Generosity Doctrine - The Fifth Law Toward a More Preeminent Philanthropy
Why People, Not Programs, Drive Mission Execution
There is a phrase that has shaped nonprofit decision-making for decades. It appears in budgets. It appears in board discussions. It appears in donor expectations.
The phrase is simple: “Overhead.”
It is used to describe salaries, benefits, training, and leadership development – everything associated with the people who make an organization function.
And while the intention behind the term may be understandable, its effect has been profound. It has led many institutions to treat their most important asset as a cost to minimize.
The Misunderstanding at the Center
Nonprofits do not deliver impact on their own. People do.

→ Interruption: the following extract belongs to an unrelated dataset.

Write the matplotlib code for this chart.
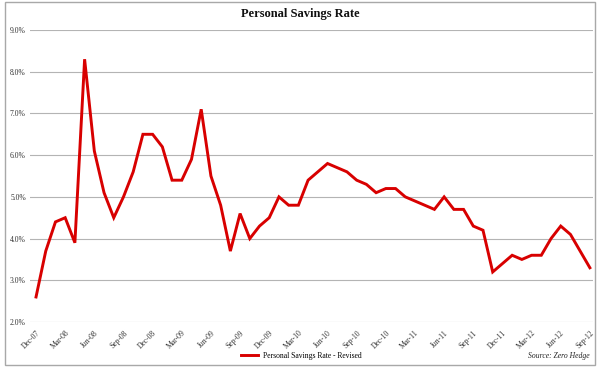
import numpy as np
import pandas as pd
import matplotlib
matplotlib.use("Agg")
import matplotlib.pyplot as plt
from matplotlib.patches import Rectangle
from matplotlib.ticker import FuncFormatter

# monthly personal savings rate, Dec-07 .. Sep-12 (%)
months = pd.date_range("2007-12-01", "2012-09-01", freq="MS")
savings_rate = [
    2.6,
    3.7, 4.4, 4.5, 3.9, 8.3, 6.1, 5.1, 4.5, 5.0, 5.6, 6.5, 6.5,
    6.2, 5.4, 5.4, 5.9, 7.1, 5.5, 4.8, 3.7, 4.6, 4.0, 4.3, 4.5,
    5.0, 4.8, 4.8, 5.4, 5.6, 5.8, 5.7, 5.6, 5.4, 5.3, 5.1, 5.2,
    5.2, 5.0, 4.9, 4.8, 4.7, 5.0, 4.7, 4.7, 4.3, 4.2, 3.2, 3.4,
    3.6, 3.5, 3.6, 3.6, 4.0, 4.3, 4.1, 3.7, 3.3,
]
y_ticks = [2, 3, 4, 5, 6, 7, 8, 9]
series_name = "Personal Savings Rate - Revised"

serif = ["Liberation Serif", "DejaVu Serif"]

fig = plt.figure(figsize=(6, 3.67), dpi=100)
ax = fig.add_axes([0.05, 0.1226, 0.938, 0.7956])

x = np.arange(len(months))
ax.plot(x, savings_rate, color="#d80000", lw=2.1, solid_joinstyle="miter",
        label=series_name, zorder=3)

ax.set_ylim(2, 9)
ax.set_yticks(y_ticks)
ax.yaxis.set_major_formatter(FuncFormatter(lambda v, p: "%.1f%%" % v))
ax.grid(axis="y", color="#b4b4b4", lw=0.8)
ax.set_axisbelow(True)

tick_pos = x[::3]
ax.set_xticks(tick_pos)
ax.set_xticklabels([months[i].strftime("%b-%y") for i in tick_pos],
                   rotation=45, ha="right", va="top", rotation_mode="anchor")
ax.set_xlim(-0.62, 57.3)

ax.tick_params(length=0, labelsize=5.5, pad=3, colors="#333333")
ax.tick_params(axis="x", pad=5)
for lab in ax.get_xticklabels() + ax.get_yticklabels():
    lab.set_family(serif)
for s in ax.spines.values():
    s.set_visible(False)

fig.text(0.5, 0.962, "Personal Savings Rate", ha="center", va="center",
         family=serif, weight="bold", size=9, color="#111111")

fig.legend(loc="center", bbox_to_anchor=(0.502, 0.03), frameon=False,
           prop={"family": serif, "size": 5.5}, handlelength=2.2,
           handletextpad=0.6)
fig.text(0.982, 0.03, "Source: Zero Hedge", ha="right", va="center",
         family=serif, style="italic", size=5.5, color="#222222")

# light grey frame round the whole chart
fig.patches.append(Rectangle((0.008, 0.005), 0.983, 0.99, transform=fig.transFigure,
                             fill=False, edgecolor="#a8a8a8", lw=1.0))

fig.savefig("out.png", dpi=100)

Leaders define direction. Teams execute strategy. Staff build relationships. Professionals manage complexity.
Every outcome – every program, every initiative, every advancement – is the result of human capability.
And yet, across the sector, investment in that capability is often constrained.
This is the contradiction at the center of the talent challenge.
The Fifth Law
The Generosity Doctrine addresses this directly. Talent is infrastructure.
This is not a metaphor. It is a structural reality. Just as roads enable transportation and systems enable operations, people enable mission execution.
Without them, nothing moves.
What Happens When Talent Is Underfunded
When organizations treat talent as overhead rather than infrastructure, the effects are predictable. Leadership becomes stretched. Teams become overextended. Turnover increases. Institutional knowledge is lost. Strategy becomes difficult to sustain, not because it is flawed, but because the capacity to execute is limited.
Over time, even well-designed programs begin to weaken.
The Hidden Cost of Underinvestment
The costs of underinvesting in talent are not always visible in the short term. Budgets may appear efficient. Programs may continue to operate.
But beneath the surface:
Decision-making slows.
Innovation declines.
Relationships weaken.
Execution becomes inconsistent.
The organization continues, but not at its full potential.
What Strong Talent Infrastructure Looks Like
Organizations that treat talent as infrastructure approach it differently.
They invest in:
Leadership Capacity | Executives and senior leaders who can think strategically, manage complexity, and guide institutions over time.
Team Capability | Staff who are trained, supported, and equipped to execute at a high level.
Professional Development | Ongoing learning that strengthens skills in fundraising, operations, governance, and strategy.
Organizational Culture | An environment that supports performance, clarity, and long-term engagement.
Retention and Continuity | Structures that allow institutions to maintain knowledge and leadership stability over time.
These are not luxuries. They are the foundation of effective execution.
The Role of Donors and Boards
Reframing talent as infrastructure requires a shift in how philanthropy views investment.
Donors must recognize that funding people is not an indirect impact. It is an enabling impact.
Boards must understand that leadership capacity is central to institutional strength.
Executives must communicate talent needs clearly and confidently.
Advisors must guide conversations that move beyond outdated assumptions about overhead.
A More Honest Definition of Efficiency
Efficiency is often misunderstood in philanthropy. It is not simply about minimizing administrative costs. It is maximizing effective output over time.
An organization that underinvests in talent may appear efficient. But if that underinvestment limits execution, the true cost is far greater.
The Strategic Insight
Programs may define what an organization does. But talent determines how well it is done and whether it can continue to be done at scale.
Without a strong talent infrastructure:
Capital cannot be deployed effectively.
Governance cannot function fully.
Operations cannot perform consistently.
Trust cannot be sustained.
Everything depends on people.
It is easy to measure programs. It is harder to measure capacity.
But capacity is what makes programs possible.
The institutions that will define the future of philanthropy are not those that simply fund activity. They are those who invest in the people who make meaningful activity possible.
Because in the end, talent is not overhead. It is infrastructure.